Because of this, performing as a female musician also draws on and becomes enmeshed with the performance of femininity and the tools or techniques refined in that role. Expectations and perceptions of female performers are often predicated upon gender-based moralistic and labor ideals. But female also entertainers often make use of performance – and crucially, affective – practices specific to their gender. The roles of “performer,” “female” and “female performer” can’t be easily distinguished, as each facet informs the others, not just in how entertainers are received, but in the very practice of our music making, our own assumptions about audience interface, reception and what we might owe the public.
I’m keenly aware that I do want to please an audience. I didn’t become a performing artist because I hate attention (and I don’t have a Substack and YouTube and Instagram just out some sense of obligation to have that oh-so-important “online presence.”) I want to be seen and loved. I do want people to feel some sort of ownership over me, in the way that loyalty, support, appreciation, recognition, representation, possession, etc… all get muddled up in a series of potentially toxic threads of contact. It’s not just a fact of my profession, swallowed with bitterness and resignation. I want to give up a part of myself to you to borrow and to keep. But there’s the rub: I want to give it. When I offer you myself, we enter into a communion; if not, I’m being sapped.
Still, this lovely little duality doesn’t offer such a neat solution. Setting aside that none of us is particularly perfect at recognizing others’ boundaries even with the best of intentions to do so, and that most people feel no need to think beyond what they think they’re “owed” by service workers or performers, most of us don’t actually have a clear vision of what makes us comfortable. When is my discomfort fear of the unknown, fear of pushing myself, fear of getting out of my own way? When is it a fundamental response to being asked to do too much? When have I actually chosen to offer myself to others, and when have I simply been conditioned to think that I want a specific kind of attention? When do I get to trust myself to make the call?
The answers come from a safe and supportive space to mature and explore, but even then, those answers will never be fixed nor completely free from multiple valences of social expectations. As in sex, consent in performance is ever-evolving.
In her brief “Uses of the Erotic,” Audre Lorde writes: “The erotic cannot be felt secondhand” (2). I suspect this is the reason we flatten others into symbols and icons for consumption. We want to feel their force and charisma, so we steal it from them if it can’t be shared organically. But in so doing, we strip eroticism of its authentic power and turn it into an exploitation. I’m reminded of that video of a raccoon trying to eat cotton candy by doing what raccoons typically do, washing it in water first (3). Of course, the cotton candy dissolves, and we feel much empathy for the poor, hapless mammal. This is all very sad for the racoon, sure, but in this metaphor affective laborers – especially those female-presenting, and especially women of color – are the cotton candy.
Notes:
Hofman, Ana. 2015. “Music (as) Labour: Professional Musicianship, Affective Labour and Gender in Socialist Yugoslavia.” Ethnomusicology Forum 24(1): 28-50.

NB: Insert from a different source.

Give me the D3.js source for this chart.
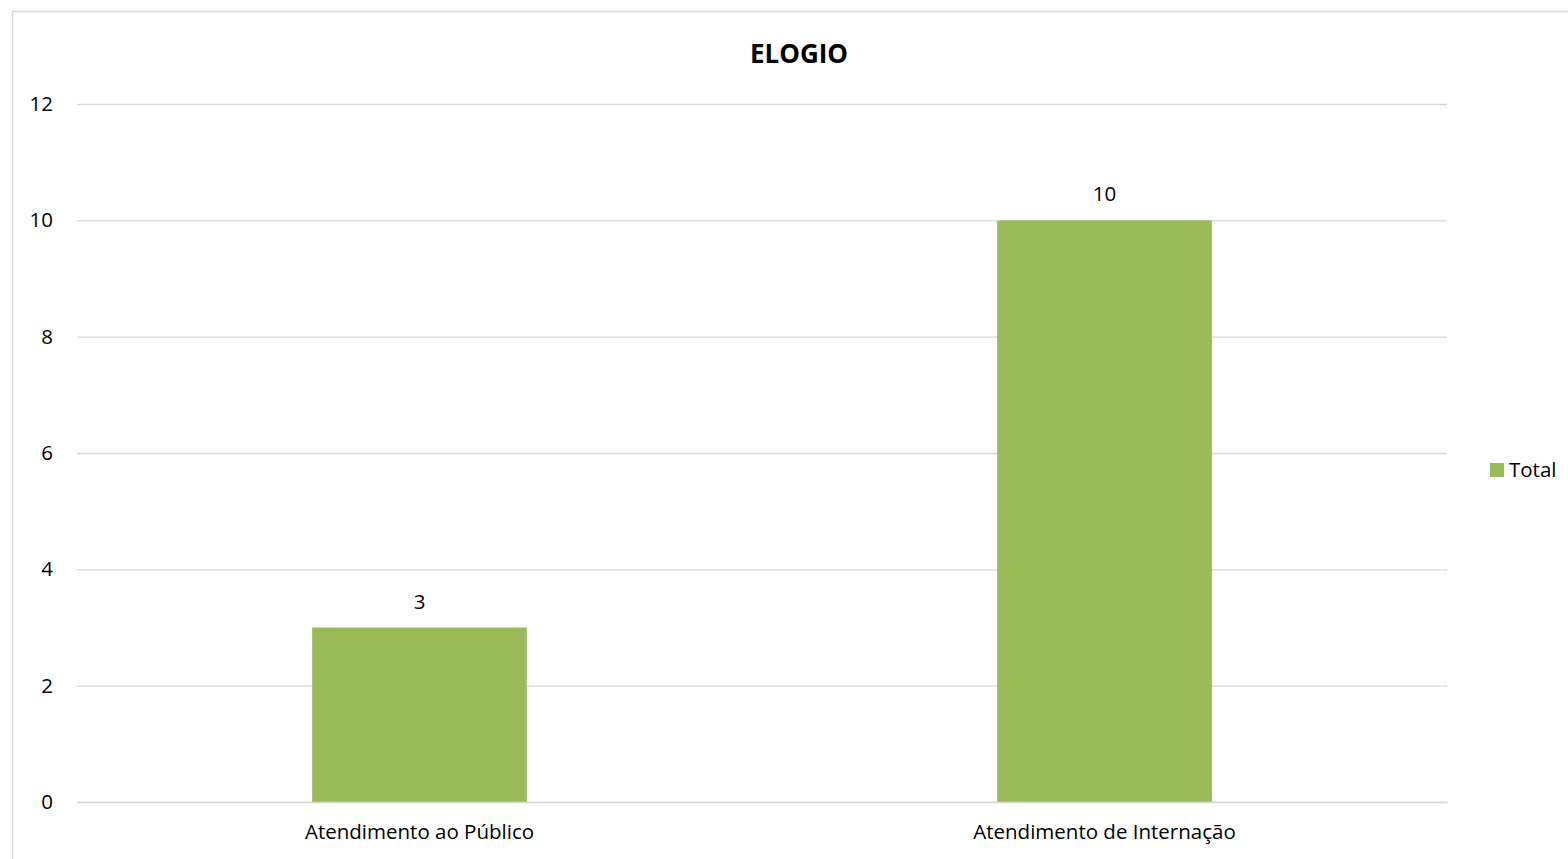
<!DOCTYPE html>
<html><head><meta charset="utf-8">
<script src="https://cdn.jsdelivr.net/npm/d3@7"></script>
<style>body{margin:0;background:#fff}svg{display:block;font-family:"Open Sans",sans-serif}</style>
</head><body>
<svg id="c" width="1568" height="859"></svg>
<script>
const categories = ["Atendimento ao Público", "Atendimento de Internação"];
const values = [3, 10];
const yTicks = [0, 2, 4, 6, 8, 10, 12];
const seriesName = "Total";
const title = "ELOGIO";

const svg = d3.select("#c");
svg.append("rect").attr("x", 12.5).attr("y", 11.5).attr("width", 1570).attr("height", 860)
  .attr("fill", "#fff").attr("stroke", "#d9d9d9").attr("stroke-width", 1.5);

const m = {left: 77, right: 1447, top: 104, bottom: 802};
const x = d3.scaleBand().domain(categories).range([m.left, m.right]).paddingInner(0.6866).paddingOuter(0.3433);
const y = d3.scaleLinear().domain([0, 12]).range([m.bottom, m.top]);

const fs = 20.5;
const yAxis = d3.axisLeft(y).tickValues(yTicks).tickSize(-(m.right - m.left)).tickPadding(24);
const gy = svg.append("g").attr("transform", `translate(${m.left},0)`).call(yAxis);
gy.select(".domain").remove();
gy.selectAll(".tick line").attr("stroke", "#d9d9d9").attr("stroke-width", 1.3);
gy.selectAll(".tick text").attr("fill", "#000").attr("font-size", fs).attr("font-family", "Open Sans");

svg.append("g").selectAll("rect").data(values).join("rect")
  .attr("x", (d, i) => x(categories[i])).attr("width", x.bandwidth())
  .attr("y", d => y(d)).attr("height", d => y(0) - y(d)).attr("fill", "#9bbb59");

svg.append("g").selectAll("text").data(values).join("text")
  .attr("x", (d, i) => x(categories[i]) + x.bandwidth() / 2).attr("y", d => y(d) - 19)
  .attr("text-anchor", "middle").attr("font-size", fs).text(d => d);

const xAxis = d3.axisBottom(x).tickSize(0).tickPadding(22);
const gx = svg.append("g").attr("transform", `translate(0,${m.bottom})`).call(xAxis);
gx.select(".domain").attr("stroke", "#d9d9d9").attr("stroke-width", 1.3);
gx.selectAll(".tick text").attr("fill", "#000").attr("font-size", fs).attr("font-family", "Open Sans");

svg.append("text").attr("x", 799).attr("y", 63).attr("text-anchor", "middle")
  .attr("font-size", 26).attr("font-weight", "bold").text(title);

const lg = svg.append("g").attr("transform", "translate(1490,463)");
lg.append("rect").attr("width", 14).attr("height", 14).attr("fill", "#9bbb59");
lg.append("text").attr("x", 19).attr("y", 14).attr("font-size", fs).text(seriesName);
</script>
</body></html>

Lorde, Audre. 1984. “Uses of the Erotic: The Erotic as a Source of Power.” In Sister Outsider: Essays and Speeches, 53-59.
In French, the raccoon is a raton laveur, or “washer rat.”
I seldom feel any particular urge to share the texts I regularly write as part of my coursework with a broader audience (just how many article responses and musical analyses are you desperate to read, after all?), but the one above is made up portions of a recent write-up which I allowed to be more personal.